C'était là l'escrime nationale enseignée pour le maniement de l'épée à lame tranchante. Mais à cette époque on se servait aussi de l'épée triangulaire, comme en France, bien qu'on y préférât l'épée italienne à lame en forme d'alène et à garde en corbeille avec pas d'âne, telle que la gardèrent jusque vers 1848 les étudiants d'Iéna, Halle et Erlangen.

L'Espagne resta longtemps fidèle au jeu de sa longue rapière tel qu'il avait été codifié par Carranza et Narvaëz; elle le pratiqua jusqu'au milieu du XVIIIe siècle, tout en abandonnant la dague remplacée par le manteau roulé autour du bras ou la main gauche seule. Puis, on essaya d'un système composite confondant les vieux principes espagnols avec ceux plus modernes de l'Italie et de la France. Cependant on tendait à séparer de plus en plus le maniement de l'épée de celui du sabre en adoptant l'épée sans tranchants; mais l'exercice du sabre trouva dès lors beaucoup plus de partisans, comme se rapprochant davantage de celui de l'épée nationale, et les principes d'escrime française ne s'implantèrent point dans la péninsule comme dans les cours d'Allemagne et du Nord de l'Europe.
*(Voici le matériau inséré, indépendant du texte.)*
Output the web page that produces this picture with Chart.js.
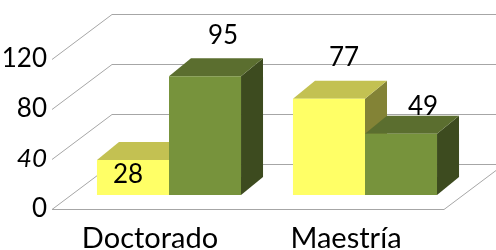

Dans tous les pays où l'escrime française était en honneur, l'arme d'exercice était le fleuret, dont la garde s'était simplifiée et réduite à une simple pièce de fer évidée en deux larges anneaux fréquemment obturés par un garde-main de cuir. La fusée carrée et très allongée était déjà incurvée, présentant la disposition dite en quarte, permettant une meilleure prise de main. Le pommeau également allongé était plus ou moins arrondi; la lame longue d'environ 75 cm était en section carrée, simple et fine, son extrémité reforgée en un bouton rabattu que l'on entourait d'un tampon de peau ou de fil ciré. On maniait le fleuret avec un gant de buffle, à garde plus ou moins haute et rigide, protégeant le poignet et l'avant-bras. La poitrine était protégée par un plastron de peau rembourrée; jadis, on usait de cuirasses de carton épais. Le visage était abrité par un masque en grillage métallique entouré de bourrelets plus ou moins saillants. Cette dernière invention est peu ancienne; autrefois on s'escrimait le visage découvert, et c'était là une cause de bien des accidents, en outre que la rapidité des exercices devait en souffrir surtout pour les coups destinés à la tête et qu'on ne pouvait qu'ébaucher. Les masques sont plus anciens qu'on ne croit; on s'en est servi dès le XVIe siècle et ils étaient en carton, voire en fer, comme ceux dont usaient les spadassins, notamment en Italie et qui étaient à taillades et recouverts de velours. Le chevalier de Saint-Georges passe pour avoir mis, en 1750, les masques de fil d'archal à la mode ; on les attachait derrière la tète avec des cordons. Ceux dont on use aujourd'hui ont de solides armatures en fil d'acier qui leur donnent une surface en biseau, et leur réseau plus ou moins serré est fait de fil de fer tordu.

L'escrime, telle qu'on la pratique à partir de la fin du XIXe siècle en France et dans presque tous les pays du monde, est l'escrime française réduite à ses principes les plus essentiels et les plus pratiques. (Maurice Maindron).